Pres. Marcos is expected to travel with his economic team, including his special assistant for investment and the economy Frederick Go, who’s leading tariff negotiations with the US. The White House threatened to clamp a 20% tariff on Philippine exports if no agreement is reached by Aug. 1.
The Philippines was initially assigned a 17% rate when Pres. Trump unveiled his “Liberation Day” tariffs last April but was frozen until two weeks ago, ostensibly to allow for negotiations, when the deadline was pushed back to August. In the meantime, the US slapped a 10% tariff on Philippine goods.
Philippine exports to the US – mostly semi-conductors, textiles and coconut oil – reached $14.2 billion against imports – mainly food, machinery and raw materials for semi-conductors – valued at $9.3 billion in 2024.

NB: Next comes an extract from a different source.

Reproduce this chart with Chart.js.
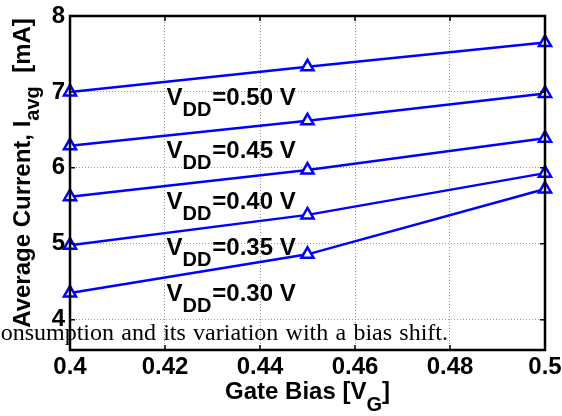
<!DOCTYPE html>
<html>
<head>
<meta charset="utf-8">
<script src="https://cdn.jsdelivr.net/npm/chart.js@4"></script>
<style>
  html, body { margin: 0; padding: 0; background: #fff; }
  #wrap { width: 562px; height: 416px; }
</style>
</head>
<body>
<div id="wrap"><canvas id="chart" width="562" height="416"></canvas></div>
<script>
// gate bias sweep [V]
const gateBias = [0.4, 0.45, 0.5];
// average current [mA] for each supply voltage
const vdd050 = [7.00, 7.33, 7.65];
const vdd045 = [6.29, 6.62, 6.98];
const vdd040 = [5.62, 5.97, 6.39];
const vdd035 = [4.98, 5.38, 5.93];
const vdd030 = [4.35, 4.86, 5.72];
const vddLabels = ['0.50', '0.45', '0.40', '0.35', '0.30'];
const xTicks = [0.4, 0.42, 0.44, 0.46, 0.48, 0.5];
const yTicks = [4, 5, 6, 7, 8];
const captionWords = ['consumption', 'and', 'its', 'variation', 'with', 'a', 'bias', 'shift.'];

const series = [vdd050, vdd045, vdd040, vdd035, vdd030];
const FAMILY = '"Liberation Sans", Arial, sans-serif';
const BOLD = 'bold 24px ' + FAMILY;
const SUB = 'bold 20px ' + FAMILY;

const toPoints = vals => gateBias.map((g, i) => ({ x: g, y: vals[i] }));

// draws the box, inner ticks, V_DD labels, axis titles and the stray caption
const decorations = {
  id: 'decorations',
  afterDraw(chart) {
    const { ctx, chartArea: a, scales } = chart;
    const xs = scales.x, ys = scales.y;
    ctx.save();

    // axes box
    ctx.strokeStyle = '#000';
    ctx.lineWidth = 2.5;
    ctx.strokeRect(a.left, a.top, a.right - a.left, a.bottom - a.top);

    // inward tick marks
    ctx.lineWidth = 1.5;
    ctx.beginPath();
    xTicks.forEach(t => {
      const px = xs.getPixelForValue(t);
      ctx.moveTo(px, a.bottom); ctx.lineTo(px, a.bottom - 5);
      ctx.moveTo(px, a.top); ctx.lineTo(px, a.top + 5);
    });
    yTicks.forEach(t => {
      const py = ys.getPixelForValue(t);
      ctx.moveTo(a.left, py); ctx.lineTo(a.left + 5, py);
      ctx.moveTo(a.right, py); ctx.lineTo(a.right - 5, py);
    });
    ctx.stroke();

    ctx.fillStyle = '#000';
    ctx.textBaseline = 'alphabetic';
    ctx.textAlign = 'left';

    // V_DD labels (anchored in data units)
    const labelX = xs.getPixelForValue(0.4203);
    const labelY = [6.83, 6.13, 5.46, 4.85, 4.25];
    vddLabels.forEach((v, i) => {
      let x = labelX;
      const y = ys.getPixelForValue(labelY[i]);
      ctx.font = BOLD;
      ctx.fillText('V', x, y);
      x += ctx.measureText('V').width;
      ctx.font = SUB;
      ctx.fillText('DD', x, y + 11);
      x += ctx.measureText('DD').width + 1;
      ctx.font = BOLD;
      ctx.fillText('=' + v + ' V', x, y);
    });

    // caption fragment bleeding in from the page, justified between x=-10 and x=448
    ctx.font = '24px "Liberation Serif", "Times New Roman", serif';
    const widths = captionWords.map(w => ctx.measureText(w).width);
    const sum = widths.reduce((s, w) => s + w, 0);
    const gap = (448 + 10 - sum) / (captionWords.length - 1);
    let cx = -10;
    captionWords.forEach((w, i) => { ctx.fillText(w, cx, 340); cx += widths[i] + gap; });

    // x title: Gate Bias [V_G]
    drawParts(ctx, [
      { t: 'Gate Bias [V', f: BOLD, dy: 0 },
      { t: 'G', f: SUB, dy: 12 },
      { t: ']', f: BOLD, dy: 0 }
    ], (a.left + a.right) / 2, 399);

    // y title: Average Current, I_avg [mA]
    ctx.save();
    ctx.translate(30, 173);
    ctx.rotate(-Math.PI / 2);
    drawParts(ctx, [
      { t: 'Average Current, I', f: BOLD, dy: 0 },
      { t: 'avg', f: SUB, dy: 9 },
      { t: '  [mA]', f: BOLD, dy: 0 }
    ], 0, 0);
    ctx.restore();

    ctx.restore();
  }
};

function drawParts(ctx, parts, cx, baseY) {
  let total = 0;
  parts.forEach(p => { ctx.font = p.f; p.w = ctx.measureText(p.t).width; total += p.w; });
  let x = cx - total / 2;
  parts.forEach(p => {
    ctx.font = p.f;
    ctx.fillText(p.t, x, baseY + p.dy);
    x += p.w;
  });
}

const gridOpts = { color: '#9a9a9a', lineWidth: 1, drawTicks: false };
const tickFont = { family: FAMILY, size: 24, weight: 'bold' };

new Chart(document.getElementById('chart'), {
  type: 'line',
  data: {
    datasets: series.map((vals, i) => ({
      label: 'VDD=' + vddLabels[i] + ' V',
      data: toPoints(vals),
      borderColor: '#0000ff',
      borderWidth: 2.5,
      pointStyle: 'triangle',
      pointRadius: 7,
      pointBorderWidth: 2.5,
      pointBorderColor: '#0000ff',
      pointBackgroundColor: '#ffffff',
      tension: 0,
      clip: false
    }))
  },
  options: {
    responsive: false,
    animation: false,
    devicePixelRatio: 1,
    layout: { padding: { top: 16, right: 17, left: 0, bottom: 0 } },
    plugins: { legend: { display: false }, tooltip: { enabled: false } },
    scales: {
      x: {
        type: 'linear',
        min: 0.4,
        max: 0.5,
        afterBuildTicks: s => { s.ticks = xTicks.map(v => ({ value: v })); },
        afterFit: s => { s.height = 66; s.paddingLeft = 0; s.paddingRight = 0; },
        grid: gridOpts,
        border: { display: false, dash: [1, 2] },
        ticks: {
          padding: 3,
          color: '#000',
          font: tickFont,
          maxRotation: 0,
          callback: v => String(Number(v.toFixed(2)))
        }
      },
      y: {
        min: 3.6,
        max: 8,
        afterBuildTicks: s => { s.ticks = yTicks.map(v => ({ value: v })); },
        afterFit: s => { s.width = 70; s.paddingTop = 0; s.paddingBottom = 0; },
        grid: gridOpts,
        border: { display: false, dash: [1, 2] },
        ticks: {
          padding: 5,
          color: '#000',
          font: tickFont,
          callback: v => String(v)
        }
      }
    }
  },
  plugins: [decorations]
});
</script>
</body>
</html>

Pres. Marcos is expected not only to try to convince Pres. Trump to lower – if not forego altogether – his tariffs on Philippine exports but also push for a Free Trade Agreement, something the country has been working on for years.
He may have several aces on his sleeves – perhaps foremost is the Philippine expanding role in the strategic defense of the Indo-Pacific against China. He may also play the immigration card – there are an estimated 300,000 undocumented Filipinos in the US or working to lift ownership restrictions on US investments, particularly in public utilities, defense or something that might pique Mr. Trump’s interest, gambling.
Pres. Marcos could also promise to accelerate implementation of US modular nuclear reactor projects or offer to jail some of the deportees from Trump’s immigration crackdown to try to sweeten the pot and get to a deal that gives him something to crow about to supporters.
Pres. Trump is showman, salesman and businessman rolled into one; he is obsessed with closing the deal but also flourishes in the performance. Almost everyone now understands that the final product matters less than the admiration he gets standing beside it. And here Mr. Marcos may have a leg up – Filipinos seem to have an inherent talent for making others look good.